* **What to produce**
In the entries that follow, how many lines contain "this"? Answer with the number only.

* **Supplied records**
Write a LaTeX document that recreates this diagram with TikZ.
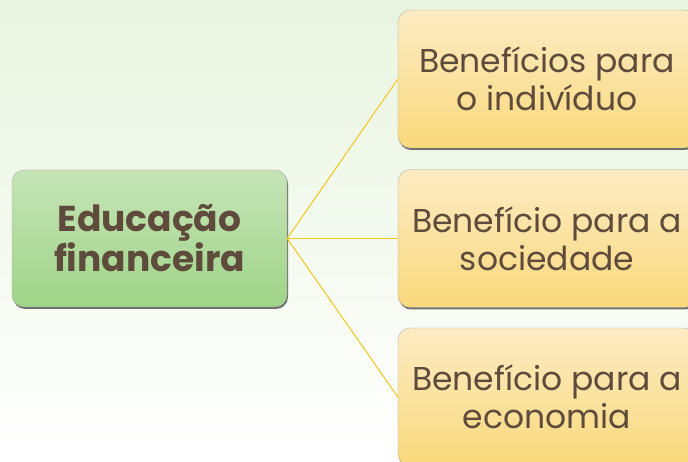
\documentclass[tikz,border=0pt]{standalone}
\usepackage{fontspec}
\setmainfont{Poppins}
\usetikzlibrary{shadows}
\definecolor{texto}{HTML}{5E4B3B}
\definecolor{fundo}{HTML}{E9F5E0}
\definecolor{verdeA}{HTML}{C6E4B7}
\definecolor{verdeB}{HTML}{9FD488}
\definecolor{amareloA}{HTML}{FCEBC3}
\definecolor{amareloB}{HTML}{F9D97C}
\definecolor{linha}{HTML}{F2C51A}

\begin{document}
\begin{tikzpicture}[x=1pt,y=-1pt,
                    tema/.style={top color=verdeA, bottom color=verdeB, draw=black!35, line width=0.3pt, align=center, rectangle, rounded corners=12pt,
                                 minimum width=275pt, minimum height=137pt, text=texto, font=\fontsize{36}{40}\selectfont\bfseries,
                                 drop shadow={shadow xshift=1pt, shadow yshift=-2pt, fill=black!70, opacity=0.8}},
                    beneficio/.style={top color=amareloA, bottom color=amareloB, draw=black!35, line width=0.3pt, align=center, rectangle, rounded corners=12pt,
                                 minimum width=298pt, minimum height=138pt, text=texto, font=\fontsize{33}{38}\selectfont,
                                 drop shadow={shadow xshift=1pt, shadow yshift=-2pt, fill=black!70, opacity=0.8}},
                    ligacao/.style={draw=linha, line width=1pt}]

	\useasboundingbox (0,0) rectangle (688,462);
	\clip (0,0) rectangle (688,462);
	\shade[top color=fundo, bottom color=white] (0,0) rectangle (688,462);

	\node[tema] (Educacao) at (149.5,238.5) {Educação\\financeira};

	\node[beneficio] (Individuo) at (547,79) {Benefícios para\\o indivíduo};

	\node[beneficio] (Sociedade) at (547,238.5) {Benefício para a\\sociedade};

	\node[beneficio] (Economia) at (547,397) {Benefício para a\\economia};


	\path[ligacao] (Educacao.east) edge (Individuo.west);

	\path[ligacao, line width=1.5pt] (Educacao.east) edge (Sociedade.west);

	\path[ligacao] (Educacao.east) edge (Economia.west);

\end{tikzpicture}
\end{document}
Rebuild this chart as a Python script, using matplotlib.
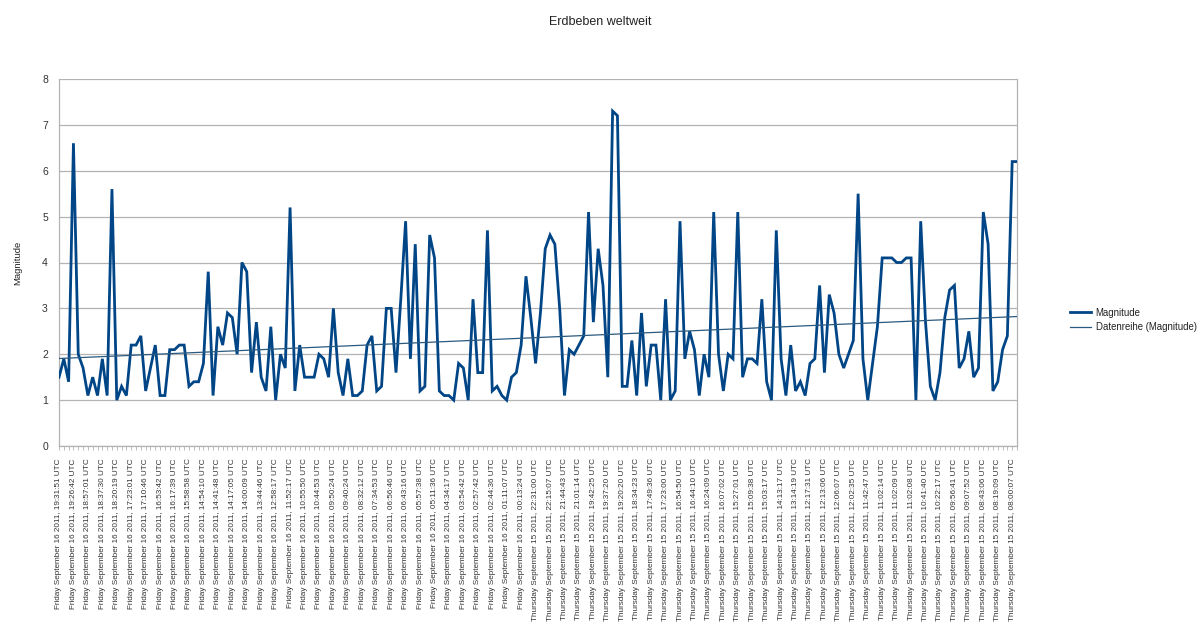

* **The completed task**
2